Auteure: Natasha Brown
Editeur: Grasset – 3 septembre 2025 (240 pages)
Lu en septembre 2025
Mon avis: Le roman s’ouvre sur un article publié dans un célèbre magazine britannique, où il est question d’un homme violemment agressé à coups de lingot d’or dans une ferme isolée du Yorkshire.
L’article présente les différents protagonistes de ce fait divers et leur entourage. L’agresseur est un pauvre type démuni qui s’est enfui avec le lingot, lequel s’avère invendable ; la victime est le leader d’un groupuscule anarchiste dénommé « les Universalistes », lesquels squattent la ferme susmentionnée ; le propriétaire des lieux est aussi un pauvre type mais pas démuni, puisqu’il est le prototype du banquier converti au capitalisme le plus forcené. Intervient également une chroniqueuse célèbre pour son franc-parler et ses convictions anti-woke, et qui s’avère être la mère de l’agresseur.
Dans les chapitres suivants, on fera connaissance avec la jeune journaliste auteure de l’article, et on verra comment elle a manipulé les faits pour les transformer en une histoire génératrice de clics qui lancera peut-être sa carrière et lui permettra de prendre une revanche sur ses « amis » d’université qui la snobent depuis qu’ils ont, eux, réussi dans la vie. On verra également comment la journaliste a elle-même été utilisée par la personne qui l’a tuyautée sur l’histoire du lingot, laquelle avait besoin d’un coup de buzz. Enfin, on découvrira le vrai visage de chaque personnage.
Ce roman est rebondissant, au sens où il oblige le lecteur à réajuster sans cesse son point de vue à mesure qu’il découvre les intérêts plus ou moins divergents et égocentriques des protagonistes et qu’il reconstitue la vérité en juxtaposant les versions de chacun.
« Les Universalistes » sont un portrait acide de l’Angleterre actuelle et de sa multiculturalité tant vantée, en vertu de laquelle les minorités sont tellement privilégiées qu’au final elles conduisent au déclassement de ceux qui n’en font pas partie.

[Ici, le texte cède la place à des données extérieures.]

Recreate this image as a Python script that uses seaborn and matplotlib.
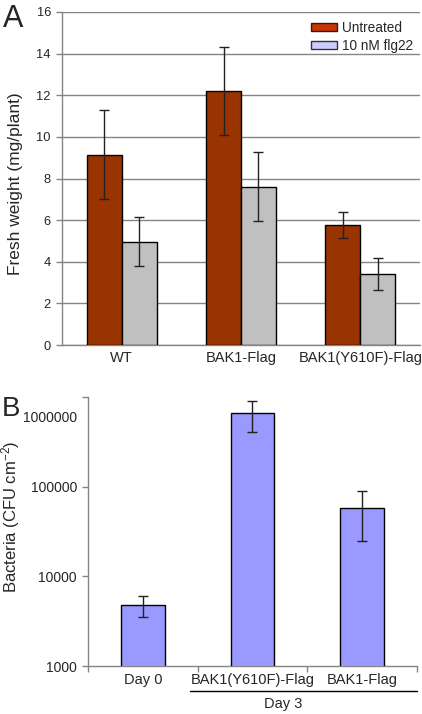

Il est donc aussi question de justice sociale, de racisme, de wokisme, de liberté d’expression et de tolérance, d’esprit critique, d’individualisme, du pouvoir des mots et de la manipulation de la vérité par le langage à des fins purement intéressées. Ce n’est pas joli-joli mais c’est malheureusement réaliste. Et l’auteure met les différents camps face à face, sans prendre parti, laissant le lecteur trancher.
A la fois cruel et jouissif avec son humour grinçant qui fait un peu penser à « Bienvenue au club » de Jonathan Coe, un roman intelligent et remarquablement construit.
En partenariat avec les Editions Grasset via Netgalley.
#LesUniversalistes #NetGalleyFrance
Présentation par l’éditeur:
Dans une ferme isolée du Yorkshire, un homme est brutalement assommé à l’aide d’un lingot. Que faisait le principal suspect de cette attaque au milieu d’un groupe de squatteurs ? Qui est le propriétaire de cette demeure et de cette arme en or massif ? Hannah, une jeune journaliste, a mené l’enquête et interrogé tous les protagonistes pour nous livrer le récit précis des événements : un banquier cynique, une polémiste iconoclaste et un groupuscule anarchiste dont les chemins n’auraient jamais dû se croiser.
Mais lorsque se termine l’article d’Hannah, publié par un célèbre magazine, la caméra change soudain d’épaule et nous rencontrons les acteurs de ce drame devenu viral. Au centre de cette galaxie de personnages se trouve Lenny, chroniqueuse et autrice de deux livres viscéralement « anti-woke ». Grande gueule, maligne, drôle – et délicieusement détestable –, elle aussi connaît le pouvoir d’un récit efficace. Hannah avait besoin de l’histoire du lingot pour lancer sa carrière de journaliste, Lenny avait besoin de visibilité pour accroître sa surface médiatique. Mais à jouer avec les lecteurs, c’est toute la société qu’on risque de mettre à feu…
Les Universalistes explore le pouvoir du langage et questionne notre vigilance face à l’information. La plume de Natasha Brown est d’une férocité jouissive et nous rappelle que derrière une plaisanterie ou une métaphore bien sentie, se cachent parfois des discours dangereusement populistes. Un roman aussi addictif que brillant qui a déjà conquis le Royaume-Uni.